Saturday, February 26, 2011

Cribbage

Cribbage is a fun card game. In it, you're dealt six cards, and you have to discard two. Afterwards, a starter card is drawn. The four cards you're left with and the starter card determine how many points your hand has. (There's of course more to the game than just that, but that's what's relevant.)

The scoring works like this:
His nobs - If you have a jack of the same suit as the starter card, that's 1 point. (If that starter card is a jack, that's something different and gets counted at a different time.)
Flush - If your hand has all cards the same suit, that's 4 points. If the starter card is the same suit too, that's another 1. After this, there's no difference between the starter card and the ones in your hand.
Pairs - For each pair you have, you get two points. Note that cards can be counted multiple times, so if you have a 4H, 4D, 4S, that's three pairs (4H, 4D), (4H, 4S) and (4D, 4S) for 6 points.
Straights - If you have three or more cards in a row (like 3, 4, 5) you get as many points as the straight is long. Personally, this seems somewhat inconsistent, since a straight of four is also two straights of three, which would get you 6 points instead of 4.
Fifteens - For each sum of fifteen you can make, you get 2 points. All face cards count as ten. Cards can again be counted multiple times, so if you have two tens, and two fives, that's four fifteens for 8 points.

Anyway, I was curious as to what the average hand value would be if you always discarded so as to give your hand as many points as possible (which you don't actually always want to do, because of other parts of the game, but oh well). So I made a program which goes through all 20,358,520 possible hands of six you can be dealt, and finds the best two to discard, taking into account the different possible starters cards.

All told, it ended up running for about 18 days. But it did finish. And here are the results.

The average hand value is 8.29 points.

The most frequently discarded rank is king at 11.56% of all discards.
After that is queen at 9.85%
8 at 9.30%
7 at 8.85%
Ace at 8.78%
9 at 8.37%
2 at 8.27%
10 at 8.02%
3 at 6.72%
6 at 6.55%
Jack at 6.14%
4 at 5.39%
5 at 2.17%

Wednesday, February 2, 2011

The Ship of Theseus a.k.a. Grandfather's Axe

There's an old philosophical puzzle. Suppose you have a wooden boat. You notice some of the planks are getting rotten, so you replace them. Is it still the same boat? As time goes on, you replace the planks one by one, until every single plank making the boat has been replaced. Is it still the same boat?

Alternatively, your grandfather's axe is a family heirloom. But when your father got it, he replaced the head, and when you got it, you replaced the handle. Is it still the same axe?

I posit that identity cannot be determined by the identities of the constituent parts.
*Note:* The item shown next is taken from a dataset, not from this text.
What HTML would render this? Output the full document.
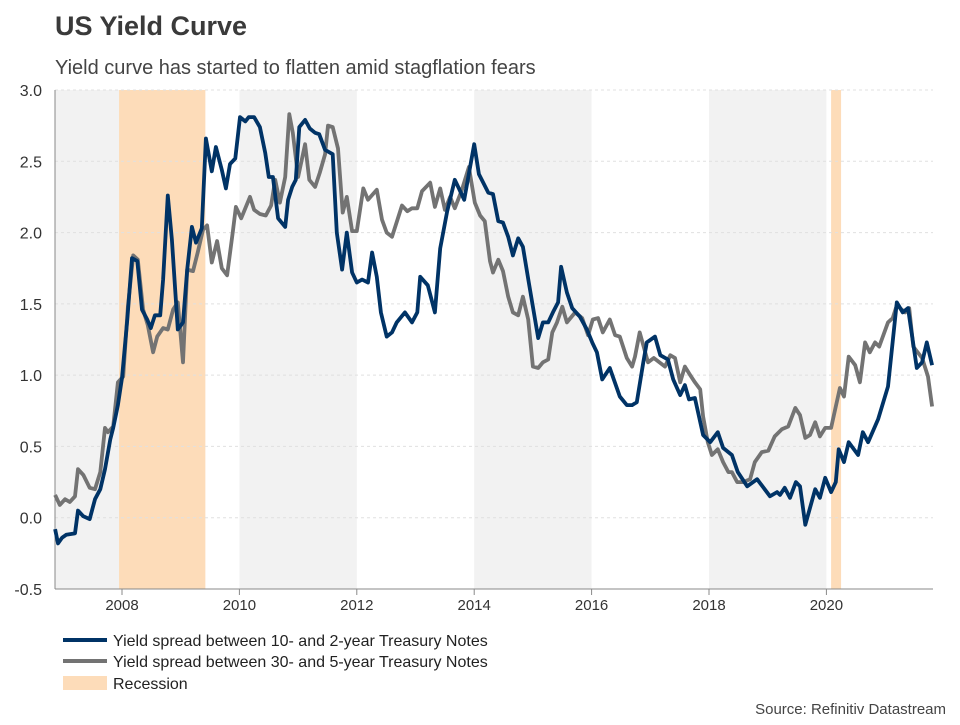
<!DOCTYPE html>
<html><head><meta charset="utf-8"><style>
body{margin:0;background:#fff;font-family:"Liberation Sans",sans-serif;}
svg text{font-family:"Liberation Sans",sans-serif;}
</style></head><body>
<svg id="chart" width="960" height="720" viewBox="0 0 960 720" xmlns="http://www.w3.org/2000/svg">
<text x="55" y="35" font-size="27" font-weight="bold" fill="#3a3a3a">US Yield Curve</text>
<text x="55" y="74" font-size="20" fill="#444">Yield curve has started to flatten amid stagflation fears</text>
<g id="bands"></g><g id="grid"></g><g id="axes"></g><g id="series"></g>
<g>
<line x1="63" y1="640" x2="107" y2="640" stroke="#003366" stroke-width="4"/>
<text x="113" y="646" font-size="16" fill="#222">Yield spread between 10- and 2-year Treasury Notes</text>
<line x1="63" y1="661" x2="107" y2="661" stroke="#737373" stroke-width="4"/>
<text x="113" y="667" font-size="16" fill="#222">Yield spread between 30- and 5-year Treasury Notes</text>
<rect x="63" y="676" width="44" height="14" fill="#fddcb9"/>
<text x="113" y="689" font-size="16" fill="#222">Recession</text>
</g>
<text x="946" y="714" font-size="15" fill="#444" text-anchor="end">Source: Refinitiv Datastream</text>
</svg>
<script>
const yTicks=[-0.5,0,0.5,1,1.5,2,2.5,3];
const xTicks=[2008,2010,2012,2014,2016,2018,2020];
const grayBands=[[2006.86,2008],[2010,2012],[2014,2016],[2018,2020]];
const recessions=[[2007.95,2009.42],[2020.08,2020.25]];
const dates10=[2006.86,2006.91,2006.98,2007.05,2007.20,2007.25,2007.34,2007.45,2007.54,2007.63,2007.71,2007.80,2007.85,2007.93,2008.00,2008.09,2008.17,2008.26,2008.34,2008.43,2008.49,2008.56,2008.65,2008.70,2008.78,2008.85,2008.95,2009.04,2009.11,2009.19,2009.26,2009.36,2009.43,2009.53,2009.60,2009.70,2009.77,2009.84,2009.93,2010.01,2010.10,2010.16,2010.25,2010.35,2010.44,2010.50,2010.57,2010.66,2010.78,2010.83,2010.90,2010.96,2011.02,2011.12,2011.20,2011.29,2011.36,2011.46,2011.59,2011.66,2011.75,2011.83,2011.92,2012.00,2012.09,2012.19,2012.26,2012.34,2012.41,2012.51,2012.60,2012.68,2012.82,2012.94,2013.03,2013.08,2013.21,2013.33,2013.42,2013.54,2013.67,2013.74,2013.83,2013.93,2014.00,2014.08,2014.24,2014.32,2014.41,2014.49,2014.58,2014.66,2014.75,2014.83,2014.93,2015.09,2015.17,2015.26,2015.34,2015.43,2015.48,2015.58,2015.67,2015.80,2015.92,2016.01,2016.09,2016.18,2016.31,2016.48,2016.60,2016.69,2016.77,2016.88,2016.94,2017.08,2017.17,2017.30,2017.39,2017.51,2017.59,2017.66,2017.76,2017.90,2018.02,2018.15,2018.24,2018.39,2018.49,2018.65,2018.82,2019.04,2019.16,2019.21,2019.29,2019.38,2019.48,2019.55,2019.64,2019.81,2019.89,2019.98,2020.08,2020.16,2020.21,2020.30,2020.38,2020.54,2020.62,2020.71,2020.88,2021.05,2021.20,2021.30,2021.39,2021.54,2021.63,2021.71,2021.80];
const spread10y2y=[-0.08,-0.18,-0.14,-0.12,-0.11,0.05,0.01,-0.01,0.13,0.20,0.34,0.55,0.63,0.79,0.98,1.39,1.82,1.80,1.46,1.39,1.33,1.42,1.42,1.67,2.26,1.95,1.32,1.37,1.74,2.04,1.93,2.03,2.66,2.43,2.60,2.44,2.31,2.48,2.52,2.81,2.78,2.81,2.81,2.74,2.56,2.39,2.39,2.10,2.04,2.23,2.32,2.37,2.74,2.79,2.73,2.70,2.69,2.58,2.55,2.00,1.74,2.00,1.72,1.65,1.67,1.65,1.86,1.69,1.44,1.27,1.30,1.37,1.44,1.37,1.44,1.69,1.63,1.44,1.89,2.15,2.37,2.31,2.23,2.46,2.62,2.41,2.28,2.27,2.08,2.07,1.97,1.84,1.96,1.90,1.65,1.26,1.37,1.37,1.44,1.51,1.76,1.58,1.47,1.41,1.32,1.23,1.16,0.97,1.05,0.85,0.79,0.79,0.81,1.09,1.23,1.27,1.14,1.11,0.97,0.86,0.93,0.83,0.84,0.58,0.53,0.60,0.49,0.44,0.32,0.22,0.27,0.15,0.18,0.16,0.21,0.14,0.25,0.22,-0.05,0.20,0.14,0.28,0.18,0.25,0.48,0.39,0.53,0.44,0.60,0.53,0.69,0.92,1.51,1.44,1.47,1.05,1.09,1.23,1.07];
const dates30=[2006.86,2006.94,2007.03,2007.11,2007.20,2007.25,2007.34,2007.45,2007.54,2007.63,2007.71,2007.76,2007.85,2007.93,2008.02,2008.10,2008.19,2008.27,2008.36,2008.44,2008.53,2008.60,2008.70,2008.78,2008.87,2008.95,2009.04,2009.11,2009.21,2009.29,2009.38,2009.45,2009.53,2009.62,2009.70,2009.79,2009.89,2009.94,2010.03,2010.18,2010.25,2010.35,2010.45,2010.54,2010.61,2010.69,2010.78,2010.85,2010.91,2011.00,2011.12,2011.19,2011.29,2011.37,2011.46,2011.51,2011.59,2011.68,2011.76,2011.83,2011.92,2012.00,2012.11,2012.19,2012.34,2012.43,2012.51,2012.60,2012.77,2012.86,2012.94,2013.03,2013.11,2013.25,2013.33,2013.42,2013.50,2013.59,2013.67,2013.79,2013.91,2014.01,2014.10,2014.18,2014.27,2014.32,2014.41,2014.49,2014.58,2014.66,2014.75,2014.83,2014.92,2015.00,2015.09,2015.17,2015.26,2015.33,2015.41,2015.50,2015.58,2015.72,2015.84,2015.94,2016.02,2016.11,2016.19,2016.31,2016.40,2016.48,2016.60,2016.69,2016.74,2016.82,2016.96,2017.06,2017.25,2017.34,2017.42,2017.51,2017.59,2017.68,2017.76,2017.85,2017.90,2017.98,2018.05,2018.15,2018.24,2018.33,2018.39,2018.48,2018.58,2018.70,2018.78,2018.90,2019.01,2019.12,2019.24,2019.35,2019.47,2019.55,2019.64,2019.72,2019.81,2019.89,2019.98,2020.08,2020.16,2020.23,2020.30,2020.38,2020.49,2020.57,2020.66,2020.74,2020.83,2020.90,2021.05,2021.13,2021.20,2021.34,2021.41,2021.48,2021.63,2021.73,2021.80];
const spread30y5y=[0.16,0.09,0.13,0.11,0.15,0.34,0.30,0.21,0.20,0.32,0.63,0.60,0.64,0.95,0.99,1.48,1.84,1.81,1.46,1.35,1.16,1.27,1.33,1.32,1.46,1.51,1.09,1.74,1.73,1.86,2.02,2.05,1.79,1.94,1.75,1.70,2.01,2.18,2.10,2.25,2.16,2.13,2.12,2.19,2.37,2.21,2.39,2.83,2.70,2.39,2.62,2.37,2.32,2.42,2.55,2.75,2.74,2.59,2.14,2.25,2.01,2.01,2.31,2.23,2.30,2.09,2.00,1.97,2.19,2.15,2.17,2.17,2.29,2.35,2.18,2.31,2.16,2.25,2.17,2.30,2.46,2.21,2.12,2.08,1.80,1.72,1.81,1.73,1.55,1.44,1.42,1.55,1.39,1.06,1.05,1.09,1.11,1.30,1.37,1.48,1.37,1.44,1.40,1.28,1.39,1.40,1.30,1.39,1.28,1.27,1.12,1.06,1.13,1.30,1.09,1.12,1.06,1.14,1.12,0.95,1.06,1.00,0.95,0.90,0.71,0.53,0.44,0.48,0.39,0.32,0.32,0.25,0.25,0.27,0.39,0.46,0.47,0.57,0.62,0.64,0.77,0.72,0.56,0.58,0.67,0.57,0.63,0.63,0.78,0.91,0.85,1.13,1.07,0.95,1.23,1.16,1.23,1.20,1.37,1.40,1.49,1.44,1.47,1.20,1.12,0.99,0.78];

const NS='http://www.w3.org/2000/svg';
const X0=55,X1=933,Y0=90,Y1=589;
const xScale=t=>122+(t-2008)*58.7;
const yScale=v=>Y1-(v-(-0.5))/3.5*(Y1-Y0);
function mk(tag,attrs,parent){const e=document.createElementNS(NS,tag);for(const k in attrs)e.setAttribute(k,attrs[k]);document.getElementById(parent).appendChild(e);return e;}
grayBands.forEach(b=>{const x=Math.max(X0,xScale(b[0]));
 const r=mk('rect',{x:x,y:Y0,width:xScale(b[1])-x,height:Y1-Y0,fill:'#f2f2f2'},'bands');
 
 });
recessions.forEach(b=>{const x=Math.max(X0,xScale(b[0]));
 const r=mk('rect',{x:x,y:Y0,width:xScale(b[1])-x,height:Y1-Y0,fill:'#fddcb9'},'bands');
 
 });
yTicks.forEach(v=>{const y=yScale(v);
 if(v>-0.5){const l=mk('line',{x1:X0,x2:X1,y1:y,y2:y,stroke:'#e0e0e0','stroke-dasharray':'3,3','stroke-width':1},'grid');
 
 }
 const t=mk('text',{x:42,y:y+6,'font-size':16,fill:'#333','text-anchor':'end'},'axes');t.textContent=v.toFixed(1);
 
 });
xTicks.forEach(v=>{const x=xScale(v);
 mk('line',{x1:x,x2:x,y1:Y1,y2:Y1+6,stroke:'#888'},'axes');
 const t=mk('text',{x:x,y:Y1+21,'font-size':15,fill:'#333','text-anchor':'middle'},'axes');t.textContent=v;
 
 });
const ax=mk('line',{x1:X0,x2:X0,y1:Y0,y2:Y1,stroke:'#888'},'axes');


const bx=mk('line',{x1:X0,x2:X1,y1:Y1,y2:Y1,stroke:'#888'},'axes');


function line(d,v,col,name){const p=mk('polyline',{points:d.map((t,i)=>xScale(t).toFixed(1)+','+yScale(v[i]).toFixed(1)).join(' '),fill:'none',stroke:col,'stroke-width':3.8,'stroke-linejoin':'round'},'series');
 
 }
line(dates30,spread30y5y,'#737373','line-30y-5y-spread');
line(dates10,spread10y2y,'#003366','line-10y-2y-spread');
</script>
</body></html>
First, I'll assume that identity is something that can be discerned - that is it's something that can be determined by observation. Intuitively, this makes sense. If you see two boats, you can distinguish them by how they look, even if they switch positions, or change by small amounts. Even if you have two boats made the same, there will be minute differences that can distinguish them. And the same with the planks. You can tell two planks apart.

But the fundamental constituents of matter have no such identity. An electron is an electron is an electron. All electrons are indistinguishable, and provably so. If you had an electron, and you put it in a box full of other electrons, it would not be possible to find your initial electron again. In fact, there isn't such a thing. Initially, there was one electron in your hand, and many electrons in your box. Then there were many+1 electrons in your box. The one electron cannot be uniquely tracked. It has no identity.

What this means is that if you have, say, a hydrogen atom, and then instantaneously swap out the electron with a different one... Then nothing has changed. Nothing has been done. If that hydrogen atom had an identity, it could not have changed, even if every single subatomic particle in it had been swapped at the same time.

On the macroscopic scale, things can have identity, because they aren't indistinguishable. They have different particles in different configurations following different patterns.

Identity is one of those things that makes sense in our experience, but which breaks down in extreme thought experiments because it has no fundamental truth to it and our flawed conceptions were only meant to work with what we have experience with.